So… Almost a year ago I was a green belt in karate (I was taken out of Karate because I had a crush and was friends with a 28 year old). I signed me and my parents up for a family picnic my Mom said she wanted to go to, I told her I was going to sign just myself up, but she said she wanted to go. On the day of the picnic, my mom decided her and my dad were going to skateboard, So they dropped me off… Alone… At a Family picnic.
So that was awkward explaining to my sensei why I was there alone. I saw a boy I know, mainly because I spent all of the previous day filling water balloons with him. So I talked to him a bit. After a while more people showed up and being an awkward, weird, asocial girl… I hid in the woods reading An Interview With a Vampire and pretended I was alone. When I came out of the woods to ATTEMPT socialization like a normal human PRAISE THE NONEXISTENT LORD.
I saw 2 guys from my karate class. I was 1 of 2 teenagers in my karate class. Me and the other girl was polar opposites, I was this rough, 90’s grunge, rap rock, rap metal lover who dressed like a boy, she was a smart, beautiful, athletic, and sweet girl. So these guys were older one of them is a teacher (Which is dope). Anyways I saw them and felt relief because if you’re thrown in a small dojo together, you get to know each other so they knew me decently well.
They were “surprised” by my outfit. Usually I wore baggy jeans and a baggy band shirt… I wore tight, black and white, short shorts, a neon green and white, flowy haulter top, and pink converse. So we talked for a bit… There was a second sensei guy person human (fairly attractive and younger). He was decently into rock and I managed to switch the conversation to music.

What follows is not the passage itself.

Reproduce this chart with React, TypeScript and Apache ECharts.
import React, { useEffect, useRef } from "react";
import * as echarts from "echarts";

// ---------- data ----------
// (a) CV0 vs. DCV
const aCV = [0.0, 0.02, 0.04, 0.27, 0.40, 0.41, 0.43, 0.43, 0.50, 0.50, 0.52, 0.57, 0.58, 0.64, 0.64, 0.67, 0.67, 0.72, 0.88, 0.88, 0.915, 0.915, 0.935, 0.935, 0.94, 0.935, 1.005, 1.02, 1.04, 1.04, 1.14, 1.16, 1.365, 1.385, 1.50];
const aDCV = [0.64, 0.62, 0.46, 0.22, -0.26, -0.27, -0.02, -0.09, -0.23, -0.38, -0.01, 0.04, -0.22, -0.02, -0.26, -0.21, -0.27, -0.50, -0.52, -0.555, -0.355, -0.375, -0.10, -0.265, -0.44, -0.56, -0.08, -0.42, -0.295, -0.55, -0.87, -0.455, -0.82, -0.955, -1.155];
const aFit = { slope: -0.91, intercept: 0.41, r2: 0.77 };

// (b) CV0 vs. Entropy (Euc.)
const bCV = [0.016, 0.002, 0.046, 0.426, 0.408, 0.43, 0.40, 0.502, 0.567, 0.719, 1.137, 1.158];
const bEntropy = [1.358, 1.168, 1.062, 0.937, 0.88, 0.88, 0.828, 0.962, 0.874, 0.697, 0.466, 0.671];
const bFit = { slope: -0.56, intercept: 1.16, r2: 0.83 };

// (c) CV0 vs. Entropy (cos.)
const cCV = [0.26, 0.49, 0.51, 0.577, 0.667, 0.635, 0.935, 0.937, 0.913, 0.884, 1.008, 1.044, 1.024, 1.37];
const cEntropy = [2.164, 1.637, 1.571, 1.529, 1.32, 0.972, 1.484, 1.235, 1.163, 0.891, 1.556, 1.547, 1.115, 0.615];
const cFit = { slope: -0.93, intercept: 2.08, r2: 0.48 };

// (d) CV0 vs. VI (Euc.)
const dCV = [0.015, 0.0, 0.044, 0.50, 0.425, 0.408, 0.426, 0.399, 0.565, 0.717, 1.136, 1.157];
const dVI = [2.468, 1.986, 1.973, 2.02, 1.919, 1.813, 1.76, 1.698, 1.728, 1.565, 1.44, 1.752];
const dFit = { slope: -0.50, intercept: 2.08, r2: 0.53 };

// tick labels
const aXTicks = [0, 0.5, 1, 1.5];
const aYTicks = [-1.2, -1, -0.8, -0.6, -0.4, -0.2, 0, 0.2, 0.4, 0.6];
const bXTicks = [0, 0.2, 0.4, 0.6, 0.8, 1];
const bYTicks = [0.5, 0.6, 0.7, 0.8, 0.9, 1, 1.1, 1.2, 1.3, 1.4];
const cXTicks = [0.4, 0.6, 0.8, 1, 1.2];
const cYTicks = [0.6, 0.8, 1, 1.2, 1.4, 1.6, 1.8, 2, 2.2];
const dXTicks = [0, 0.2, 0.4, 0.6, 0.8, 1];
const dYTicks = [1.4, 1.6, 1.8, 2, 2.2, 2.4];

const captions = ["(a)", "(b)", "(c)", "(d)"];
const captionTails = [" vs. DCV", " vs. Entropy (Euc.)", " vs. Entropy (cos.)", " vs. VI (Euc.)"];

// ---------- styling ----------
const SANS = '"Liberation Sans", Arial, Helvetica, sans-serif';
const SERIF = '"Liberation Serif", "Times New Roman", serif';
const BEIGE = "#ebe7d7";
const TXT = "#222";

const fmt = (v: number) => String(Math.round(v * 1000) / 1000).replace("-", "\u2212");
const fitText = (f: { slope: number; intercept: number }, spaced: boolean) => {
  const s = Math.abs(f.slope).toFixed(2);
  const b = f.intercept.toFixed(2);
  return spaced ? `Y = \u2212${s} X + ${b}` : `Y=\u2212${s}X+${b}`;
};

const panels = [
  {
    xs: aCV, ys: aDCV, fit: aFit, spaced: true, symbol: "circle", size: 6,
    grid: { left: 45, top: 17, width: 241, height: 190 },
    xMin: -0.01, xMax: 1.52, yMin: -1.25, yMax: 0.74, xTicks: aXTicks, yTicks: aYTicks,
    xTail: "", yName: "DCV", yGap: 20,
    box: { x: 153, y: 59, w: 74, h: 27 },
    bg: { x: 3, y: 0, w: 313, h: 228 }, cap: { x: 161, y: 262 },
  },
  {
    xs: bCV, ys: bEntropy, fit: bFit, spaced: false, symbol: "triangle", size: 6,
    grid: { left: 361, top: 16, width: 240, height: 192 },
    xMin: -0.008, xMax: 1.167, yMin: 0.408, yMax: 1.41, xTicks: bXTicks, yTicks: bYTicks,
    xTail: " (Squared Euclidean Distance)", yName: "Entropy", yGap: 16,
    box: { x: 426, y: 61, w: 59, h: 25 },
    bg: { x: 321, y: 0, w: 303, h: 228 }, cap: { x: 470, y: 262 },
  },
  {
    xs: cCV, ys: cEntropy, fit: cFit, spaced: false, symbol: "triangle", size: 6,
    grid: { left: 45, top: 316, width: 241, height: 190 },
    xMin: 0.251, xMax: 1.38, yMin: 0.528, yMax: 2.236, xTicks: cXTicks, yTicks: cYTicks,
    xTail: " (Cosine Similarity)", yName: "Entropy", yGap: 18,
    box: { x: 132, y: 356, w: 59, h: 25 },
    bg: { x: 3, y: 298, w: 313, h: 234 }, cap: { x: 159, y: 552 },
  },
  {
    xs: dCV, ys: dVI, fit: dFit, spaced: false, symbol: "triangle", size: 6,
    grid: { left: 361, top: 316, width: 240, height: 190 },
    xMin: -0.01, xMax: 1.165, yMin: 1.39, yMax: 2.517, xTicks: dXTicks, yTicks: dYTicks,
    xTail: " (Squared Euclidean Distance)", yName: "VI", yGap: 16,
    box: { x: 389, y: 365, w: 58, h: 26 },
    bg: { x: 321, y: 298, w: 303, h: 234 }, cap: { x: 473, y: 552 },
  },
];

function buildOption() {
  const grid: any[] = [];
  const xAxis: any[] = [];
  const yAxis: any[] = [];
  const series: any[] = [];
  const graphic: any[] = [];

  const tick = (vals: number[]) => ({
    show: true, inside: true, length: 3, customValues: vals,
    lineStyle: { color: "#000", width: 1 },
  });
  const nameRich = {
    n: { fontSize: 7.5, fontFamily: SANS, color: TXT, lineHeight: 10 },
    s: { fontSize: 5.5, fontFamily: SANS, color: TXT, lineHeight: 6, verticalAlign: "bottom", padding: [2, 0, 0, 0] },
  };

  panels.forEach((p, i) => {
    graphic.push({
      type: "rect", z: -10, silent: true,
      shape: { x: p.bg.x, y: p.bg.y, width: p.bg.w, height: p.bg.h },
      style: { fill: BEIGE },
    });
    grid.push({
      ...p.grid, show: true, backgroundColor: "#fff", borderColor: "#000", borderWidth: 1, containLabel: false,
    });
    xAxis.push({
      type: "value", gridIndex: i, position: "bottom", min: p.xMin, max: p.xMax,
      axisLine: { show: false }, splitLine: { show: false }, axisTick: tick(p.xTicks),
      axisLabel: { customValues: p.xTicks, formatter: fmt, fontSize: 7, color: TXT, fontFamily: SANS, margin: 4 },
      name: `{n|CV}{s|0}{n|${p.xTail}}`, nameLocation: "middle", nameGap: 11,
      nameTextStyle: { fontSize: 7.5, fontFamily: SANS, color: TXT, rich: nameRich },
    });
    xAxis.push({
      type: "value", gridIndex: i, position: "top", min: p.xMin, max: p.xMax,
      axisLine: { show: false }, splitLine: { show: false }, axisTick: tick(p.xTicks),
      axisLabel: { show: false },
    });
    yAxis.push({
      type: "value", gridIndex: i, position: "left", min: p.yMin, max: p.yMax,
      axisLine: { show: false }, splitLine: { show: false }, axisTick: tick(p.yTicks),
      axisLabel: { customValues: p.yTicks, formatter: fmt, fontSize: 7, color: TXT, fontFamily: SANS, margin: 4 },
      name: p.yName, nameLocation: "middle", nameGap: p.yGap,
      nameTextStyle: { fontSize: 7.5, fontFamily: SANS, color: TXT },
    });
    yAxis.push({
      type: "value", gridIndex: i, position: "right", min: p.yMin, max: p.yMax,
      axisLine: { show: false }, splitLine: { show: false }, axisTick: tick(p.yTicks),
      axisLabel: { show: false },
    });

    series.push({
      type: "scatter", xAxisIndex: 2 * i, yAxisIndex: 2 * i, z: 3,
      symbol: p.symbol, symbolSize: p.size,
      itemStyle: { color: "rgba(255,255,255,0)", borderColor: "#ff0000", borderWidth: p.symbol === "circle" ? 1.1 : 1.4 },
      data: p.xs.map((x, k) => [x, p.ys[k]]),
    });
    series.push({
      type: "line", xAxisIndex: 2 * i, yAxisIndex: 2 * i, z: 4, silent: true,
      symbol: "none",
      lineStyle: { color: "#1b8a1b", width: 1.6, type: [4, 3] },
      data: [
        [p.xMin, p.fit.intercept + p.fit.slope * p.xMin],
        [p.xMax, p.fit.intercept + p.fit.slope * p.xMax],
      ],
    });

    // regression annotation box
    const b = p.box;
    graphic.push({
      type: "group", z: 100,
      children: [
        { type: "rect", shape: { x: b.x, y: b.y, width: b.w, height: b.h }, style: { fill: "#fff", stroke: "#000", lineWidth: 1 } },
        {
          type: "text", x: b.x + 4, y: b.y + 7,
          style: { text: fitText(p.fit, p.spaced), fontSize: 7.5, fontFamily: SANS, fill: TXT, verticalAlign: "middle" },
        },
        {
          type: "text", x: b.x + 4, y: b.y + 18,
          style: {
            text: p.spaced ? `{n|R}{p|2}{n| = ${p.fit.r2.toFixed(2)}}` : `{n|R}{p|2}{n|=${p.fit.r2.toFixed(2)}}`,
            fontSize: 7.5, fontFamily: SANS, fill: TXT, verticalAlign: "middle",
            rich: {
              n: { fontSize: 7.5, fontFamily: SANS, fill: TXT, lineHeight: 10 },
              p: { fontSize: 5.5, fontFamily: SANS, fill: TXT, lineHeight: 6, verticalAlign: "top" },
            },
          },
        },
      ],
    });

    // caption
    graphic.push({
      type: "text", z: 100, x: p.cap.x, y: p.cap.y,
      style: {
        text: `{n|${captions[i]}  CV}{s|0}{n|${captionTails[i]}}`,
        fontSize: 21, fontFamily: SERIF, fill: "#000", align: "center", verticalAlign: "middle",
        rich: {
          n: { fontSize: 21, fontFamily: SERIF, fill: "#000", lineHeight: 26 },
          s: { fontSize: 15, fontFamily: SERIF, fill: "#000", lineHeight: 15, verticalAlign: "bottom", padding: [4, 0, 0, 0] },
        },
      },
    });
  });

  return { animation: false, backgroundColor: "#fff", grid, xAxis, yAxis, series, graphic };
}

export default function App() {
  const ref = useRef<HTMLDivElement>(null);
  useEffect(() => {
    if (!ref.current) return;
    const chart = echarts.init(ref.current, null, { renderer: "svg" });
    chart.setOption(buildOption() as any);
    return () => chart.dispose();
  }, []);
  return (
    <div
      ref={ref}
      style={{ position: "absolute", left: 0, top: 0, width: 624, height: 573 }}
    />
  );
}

We got in line to get food. I talked about how my mom walks in my room while I was pretending to be on stage… I showed one of the Ariel Bloomer moves and quietly sung a verse of Make a Move. After I got my food (very little vegetarian friendly food may I say), I realized I had no family to eat with and I didn’t want to eat alone… I awkwardly waddled, no joke waddled over to the teacher and his family and I was like. “Hey…. I’m here alone… Can I eat with you and your family?” Thankfully he said yeah.
He and his wife are amazing and caring teachers I wish I had in public school. Mad Love to them. So after I ate my fill of various potato salads and a few sweets before they ran out. I wanted to be a mature and put together 15 year old and not go in the bounce house. They told me I should so… I RAN for the bounce house no one keeps me out of there. It was fun for 5 minutes. So no more awkward weirdness besides the fact I pretty much just chilled with his family the whole time. So fast forward to post water balloon fight… Which was epic I didn’t get hit a lot and I tried getting the younger more attractive sensei which failed he dumped a water bottle on me… I tried dumping it on him…
Any ways. I was chilling and talking. A (very kind) woman pulled me away and told me my bikini top was about to malfunction… Awkward! Later on I tried tickling the younger sensei and almost got elbowed in the face… But back to the chatting amd chilling thing… They called the dad’s to do the tug of war… Guess what I did… I just grinned at the teacher guy who I was hanging out with. He cracked a joke similar to “what, am I your stand in dad.” Or something like that. And without thinking I said “yeah.” Boy do I hate myself sometimes… That’s pretty much my tale of cringe and self hate about that… Hope you all liked my tale of being an awkward humans person.
By the way that day sort of sealed the deal about me being friends with the teacher. After I left karate I actually MISSED the teacher.